We bounded up the springy softness of the recently opened single-track before turning around at an unnamed summit about 5 miles from the river. Here, the trail turns a little toward the east before heading up toward Bolton Mountain and finally, Mount Mansfield, Vermont’s highest summit.
This little peak was hardly a mountain at all — only a 2,500 ft high point on the climb up to the summit of Bolton Mountain; a copse of fewer than a dozen spruce and an open ledge of schist slanting toward the sun the only real sign that we’d summited anything at all.

A sunlit, spruce-laden summit on the LT
The Winooski River crossing in Bolton, VT, is the lowest point on the entire Long Trail — at only 350 feet above sea level. If you look at a topographic map of Vermont, the river cuts a long deep furrow east-to-west across the State’s highest mountains — with Camel’s Hump (4,081′) to the south and Bolton Mountain (3,688′) and Mt. Mansfield (4,393′) to the north — before emptying into Lake Champlain.

In the Winooski River Valley
The low, nameless summit on this northern side was more than 2,000′ above the riverbank, and, on a sunny June Sunday, we passed only one person during our 10-mile outing.

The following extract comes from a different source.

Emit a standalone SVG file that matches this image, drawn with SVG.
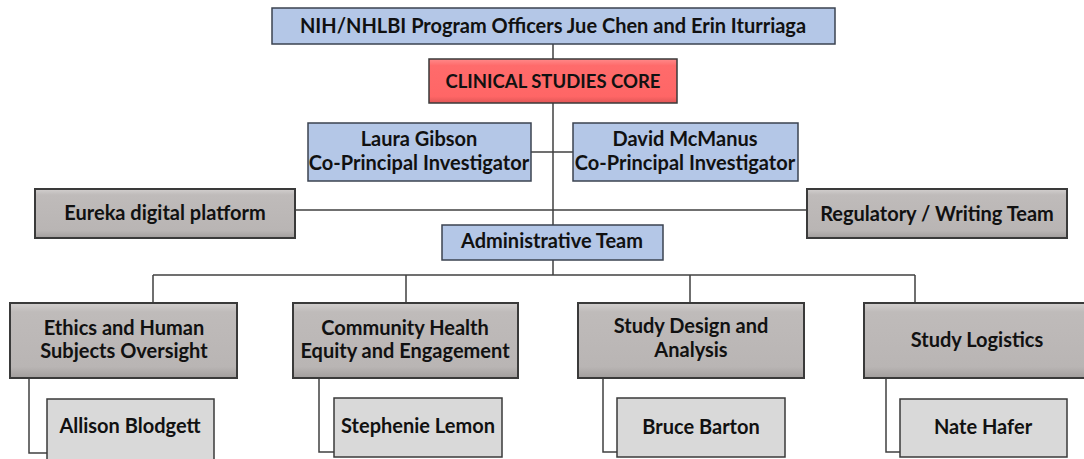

The LT is full of sections like this one — miles of open hardwood forest climbing steadily to low-slung summits, some with shelters just off their shoulders, some with spectacular views, and some that are just a brief pause in a longer upward climb.
It doesn’t matter whether I’m climbing Vermont’s highest peak or cruising through the deep green tunnel of the trail’s southern sections. What matters is moving, exploring, finding new places to love, and step by step, building the resilience to go farther, faster, and with as much joy as possible.
Of course, it doesn’t always work out this way, but I work hard to try to make everything I do be a step in that direction.